---------- Dataset excerpt
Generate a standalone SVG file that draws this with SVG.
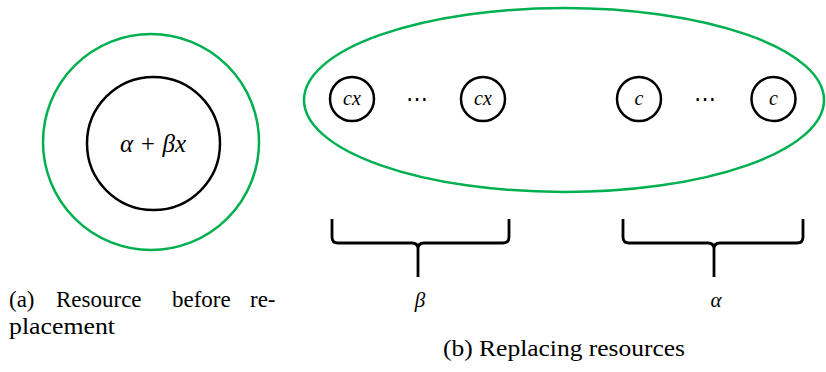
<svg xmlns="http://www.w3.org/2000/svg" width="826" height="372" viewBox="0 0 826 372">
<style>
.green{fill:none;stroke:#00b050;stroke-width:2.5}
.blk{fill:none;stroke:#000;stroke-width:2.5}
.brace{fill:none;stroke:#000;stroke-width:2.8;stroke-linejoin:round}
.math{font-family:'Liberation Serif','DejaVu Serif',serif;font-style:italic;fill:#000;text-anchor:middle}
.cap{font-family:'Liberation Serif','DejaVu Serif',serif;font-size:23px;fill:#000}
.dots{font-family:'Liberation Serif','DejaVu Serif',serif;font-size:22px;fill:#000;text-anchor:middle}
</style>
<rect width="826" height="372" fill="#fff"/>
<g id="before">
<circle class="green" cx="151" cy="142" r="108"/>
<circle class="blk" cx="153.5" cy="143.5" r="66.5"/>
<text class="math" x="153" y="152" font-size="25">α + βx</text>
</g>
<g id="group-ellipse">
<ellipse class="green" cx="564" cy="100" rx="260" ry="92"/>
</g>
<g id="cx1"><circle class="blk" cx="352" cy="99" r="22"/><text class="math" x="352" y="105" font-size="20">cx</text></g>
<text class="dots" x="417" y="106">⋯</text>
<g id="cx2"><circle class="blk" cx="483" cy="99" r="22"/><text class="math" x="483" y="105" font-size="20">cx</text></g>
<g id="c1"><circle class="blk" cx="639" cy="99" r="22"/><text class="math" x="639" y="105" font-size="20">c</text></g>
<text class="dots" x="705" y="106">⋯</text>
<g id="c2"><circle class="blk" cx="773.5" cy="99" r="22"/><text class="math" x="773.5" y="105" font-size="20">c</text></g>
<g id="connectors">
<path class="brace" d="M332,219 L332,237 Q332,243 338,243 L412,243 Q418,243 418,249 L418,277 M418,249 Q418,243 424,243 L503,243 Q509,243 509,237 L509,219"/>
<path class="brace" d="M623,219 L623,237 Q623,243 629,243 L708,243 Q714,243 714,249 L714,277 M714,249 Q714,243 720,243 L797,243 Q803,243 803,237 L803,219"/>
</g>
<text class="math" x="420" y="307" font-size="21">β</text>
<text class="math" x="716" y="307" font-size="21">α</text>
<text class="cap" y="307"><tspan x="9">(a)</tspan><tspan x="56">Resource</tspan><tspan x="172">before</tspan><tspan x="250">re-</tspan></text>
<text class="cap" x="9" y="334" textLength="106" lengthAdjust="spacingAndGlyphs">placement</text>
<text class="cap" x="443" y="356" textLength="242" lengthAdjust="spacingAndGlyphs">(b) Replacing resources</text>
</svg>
--------------------
:: Task details ::
Output each line exactly; omit every picture.

:: The output ::
Generate a standalone SVG file that draws this with SVG.
<svg xmlns="http://www.w3.org/2000/svg" width="826" height="372" viewBox="0 0 826 372">
<style>
.green{fill:none;stroke:#00b050;stroke-width:2.5}
.blk{fill:none;stroke:#000;stroke-width:2.5}
.brace{fill:none;stroke:#000;stroke-width:2.8;stroke-linejoin:round}
.math{font-family:'Liberation Serif','DejaVu Serif',serif;font-style:italic;fill:#000;text-anchor:middle}
.cap{font-family:'Liberation Serif','DejaVu Serif',serif;font-size:23px;fill:#000}
.dots{font-family:'Liberation Serif','DejaVu Serif',serif;font-size:22px;fill:#000;text-anchor:middle}
</style>
<rect width="826" height="372" fill="#fff"/>
<g id="before">
<circle class="green" cx="151" cy="142" r="108"/>
<circle class="blk" cx="153.5" cy="143.5" r="66.5"/>
<text class="math" x="153" y="152" font-size="25">α + βx</text>
</g>
<g id="group-ellipse">
<ellipse class="green" cx="564" cy="100" rx="260" ry="92"/>
</g>
<g id="cx1"><circle class="blk" cx="352" cy="99" r="22"/><text class="math" x="352" y="105" font-size="20">cx</text></g>
<text class="dots" x="417" y="106">⋯</text>
<g id="cx2"><circle class="blk" cx="483" cy="99" r="22"/><text class="math" x="483" y="105" font-size="20">cx</text></g>
<g id="c1"><circle class="blk" cx="639" cy="99" r="22"/><text class="math" x="639" y="105" font-size="20">c</text></g>
<text class="dots" x="705" y="106">⋯</text>
<g id="c2"><circle class="blk" cx="773.5" cy="99" r="22"/><text class="math" x="773.5" y="105" font-size="20">c</text></g>
<g id="connectors">
<path class="brace" d="M332,219 L332,237 Q332,243 338,243 L412,243 Q418,243 418,249 L418,277 M418,249 Q418,243 424,243 L503,243 Q509,243 509,237 L509,219"/>
<path class="brace" d="M623,219 L623,237 Q623,243 629,243 L708,243 Q714,243 714,249 L714,277 M714,249 Q714,243 720,243 L797,243 Q803,243 803,237 L803,219"/>
</g>
<text class="math" x="420" y="307" font-size="21">β</text>
<text class="math" x="716" y="307" font-size="21">α</text>
<text class="cap" y="307"><tspan x="9">(a)</tspan><tspan x="56">Resource</tspan><tspan x="172">before</tspan><tspan x="250">re-</tspan></text>
<text class="cap" x="9" y="334" textLength="106" lengthAdjust="spacingAndGlyphs">placement</text>
<text class="cap" x="443" y="356" textLength="242" lengthAdjust="spacingAndGlyphs">(b) Replacing resources</text>
</svg>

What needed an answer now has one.